In a household with few books, poet-in-residence Jennifer Grotz didn’t read much other than the Bible when she was young. Now, as an award-winning poet and translator, she leaves no book left behind.
Grotz, a professor of English at the University of Rochester, will deliver her Brown Bag lecture for the Chautauqua Writers’ Center at 12:15 p.m. today on the porch of the Literary Arts Center at Alumni Hall.
“I’ve always loved poetry,” she said. “I like the way it combines music and imagery — and it’s not just about storytelling — it’s about the language itself.”

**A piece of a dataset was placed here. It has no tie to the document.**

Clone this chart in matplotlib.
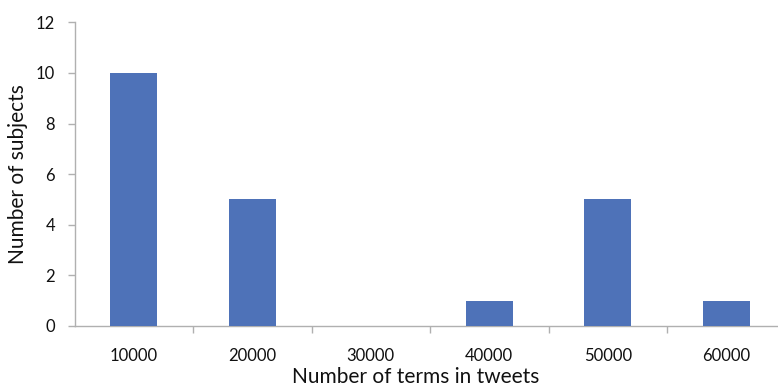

Her most recent book, Still Falling, is filled with elegies, and Grotz said she often finds herself using poetry as a way of having conversations with the dead.
“The talk is called ‘The Literal and the Figurative,’ ” she said. “It’s about this recurring subject of (language) in poetry. It’s in everything we say about what things are literal and what things are literally true.”
For instance, Grotz said to “see literally,” is to have a “vision.” On the other hand, telling someone, “I see what you mean,” is a figurative formulation.
“That’s one of the magical tools that poets work with, toggling back and forth between the literal and the figurative,” she said.
As a fan of “intensity” in poetry, most of Grotz’s work is based on different art pieces that inspire her. Specifically, she said she explores ekphrastic poetry.
“There’s a long tradition of (ekphrastic poems),” she said. “They’re one way that poets learn their craft by practicing looking at a painting and what a work of art can do in a different medium.”
She has a memory of a dark college auditorium in her art history class, looking at “projected slides of paintings that were painstakingly described and elaborated upon by the professor,” she told McSweeney’s.
“It was marvelous to me that looking and description were slowed down and how much meaning and beauty language seemed to grant me access to,” she said.